<<<<

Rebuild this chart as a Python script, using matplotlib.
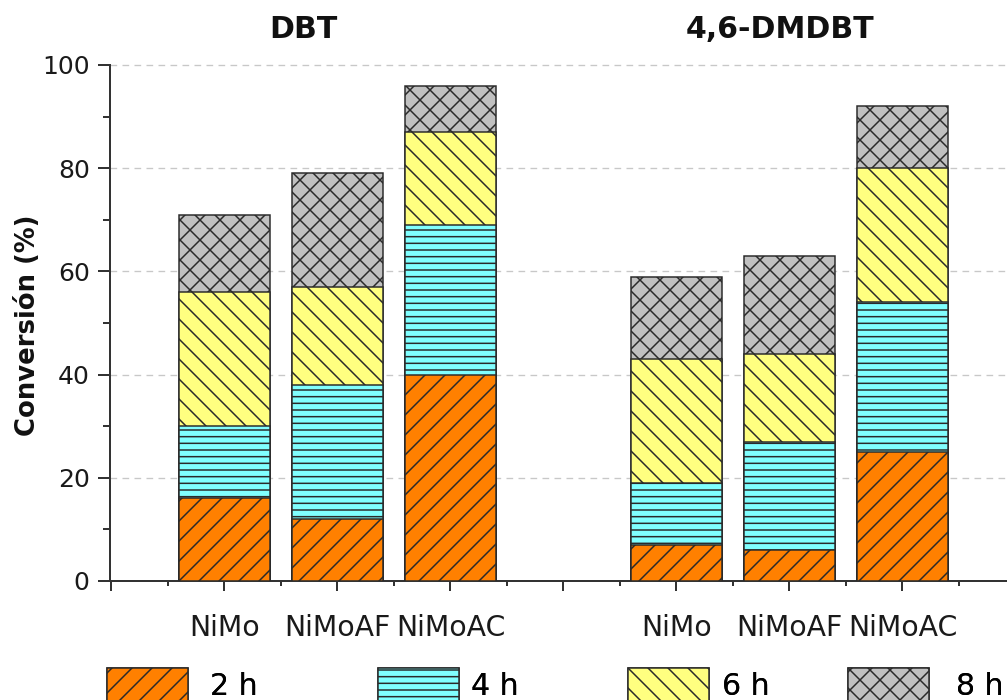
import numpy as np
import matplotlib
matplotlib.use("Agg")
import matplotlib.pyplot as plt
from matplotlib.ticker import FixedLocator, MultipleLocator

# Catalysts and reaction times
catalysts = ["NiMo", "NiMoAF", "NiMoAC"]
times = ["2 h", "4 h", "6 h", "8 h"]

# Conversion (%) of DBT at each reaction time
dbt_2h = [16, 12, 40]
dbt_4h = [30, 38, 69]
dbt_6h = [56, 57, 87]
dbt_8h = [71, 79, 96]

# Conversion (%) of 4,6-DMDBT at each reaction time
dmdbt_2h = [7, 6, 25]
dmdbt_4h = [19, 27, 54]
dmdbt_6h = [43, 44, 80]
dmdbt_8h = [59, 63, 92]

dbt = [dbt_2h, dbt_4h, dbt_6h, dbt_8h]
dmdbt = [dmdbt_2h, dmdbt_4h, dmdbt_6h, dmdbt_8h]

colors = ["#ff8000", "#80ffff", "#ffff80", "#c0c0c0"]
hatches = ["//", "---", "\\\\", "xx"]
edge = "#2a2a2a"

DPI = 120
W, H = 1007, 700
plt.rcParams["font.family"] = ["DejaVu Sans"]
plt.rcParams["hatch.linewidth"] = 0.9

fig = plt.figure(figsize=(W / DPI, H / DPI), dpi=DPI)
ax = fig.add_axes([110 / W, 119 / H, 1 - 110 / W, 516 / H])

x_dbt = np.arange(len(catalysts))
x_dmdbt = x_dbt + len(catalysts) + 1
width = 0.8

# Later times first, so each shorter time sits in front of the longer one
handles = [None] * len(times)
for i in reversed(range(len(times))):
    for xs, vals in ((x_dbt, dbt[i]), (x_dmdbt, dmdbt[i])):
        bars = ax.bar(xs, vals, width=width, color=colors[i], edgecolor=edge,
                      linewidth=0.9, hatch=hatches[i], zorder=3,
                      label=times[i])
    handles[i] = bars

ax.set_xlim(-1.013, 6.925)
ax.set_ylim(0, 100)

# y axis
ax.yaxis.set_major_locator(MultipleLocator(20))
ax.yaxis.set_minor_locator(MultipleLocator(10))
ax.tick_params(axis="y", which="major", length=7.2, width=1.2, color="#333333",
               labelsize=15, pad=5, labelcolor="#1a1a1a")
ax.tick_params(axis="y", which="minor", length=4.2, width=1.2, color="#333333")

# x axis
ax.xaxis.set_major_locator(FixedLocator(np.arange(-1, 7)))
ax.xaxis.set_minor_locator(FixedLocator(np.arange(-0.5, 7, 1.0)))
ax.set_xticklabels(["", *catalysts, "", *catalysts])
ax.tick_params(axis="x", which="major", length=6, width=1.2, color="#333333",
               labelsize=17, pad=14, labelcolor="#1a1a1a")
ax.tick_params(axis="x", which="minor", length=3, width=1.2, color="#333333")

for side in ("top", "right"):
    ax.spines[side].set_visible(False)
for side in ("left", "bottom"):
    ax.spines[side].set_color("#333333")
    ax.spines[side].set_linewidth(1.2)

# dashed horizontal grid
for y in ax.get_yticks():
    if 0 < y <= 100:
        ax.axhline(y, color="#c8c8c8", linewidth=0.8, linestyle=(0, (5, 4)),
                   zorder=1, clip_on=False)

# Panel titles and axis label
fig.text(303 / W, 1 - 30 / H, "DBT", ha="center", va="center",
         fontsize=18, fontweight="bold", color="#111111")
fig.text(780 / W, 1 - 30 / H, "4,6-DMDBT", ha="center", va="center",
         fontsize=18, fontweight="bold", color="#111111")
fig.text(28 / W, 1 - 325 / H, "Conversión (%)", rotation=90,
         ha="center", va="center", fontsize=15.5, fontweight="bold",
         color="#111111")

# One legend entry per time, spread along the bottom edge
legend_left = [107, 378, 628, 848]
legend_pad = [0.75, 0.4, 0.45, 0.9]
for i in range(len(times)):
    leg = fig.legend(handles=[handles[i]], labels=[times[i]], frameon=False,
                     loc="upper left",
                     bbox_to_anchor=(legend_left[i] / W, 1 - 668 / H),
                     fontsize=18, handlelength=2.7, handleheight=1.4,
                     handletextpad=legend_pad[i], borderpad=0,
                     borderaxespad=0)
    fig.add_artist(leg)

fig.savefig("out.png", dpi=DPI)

>>>>

§ WHAT THE EXERCISE ASKS
From the listing above, pick out every line containing "matplotlib".

§ CORRECT RESULT
Rebuild this chart as a Python script, using matplotlib.
import matplotlib
matplotlib.use("Agg")
import matplotlib.pyplot as plt
from matplotlib.ticker import FixedLocator, MultipleLocator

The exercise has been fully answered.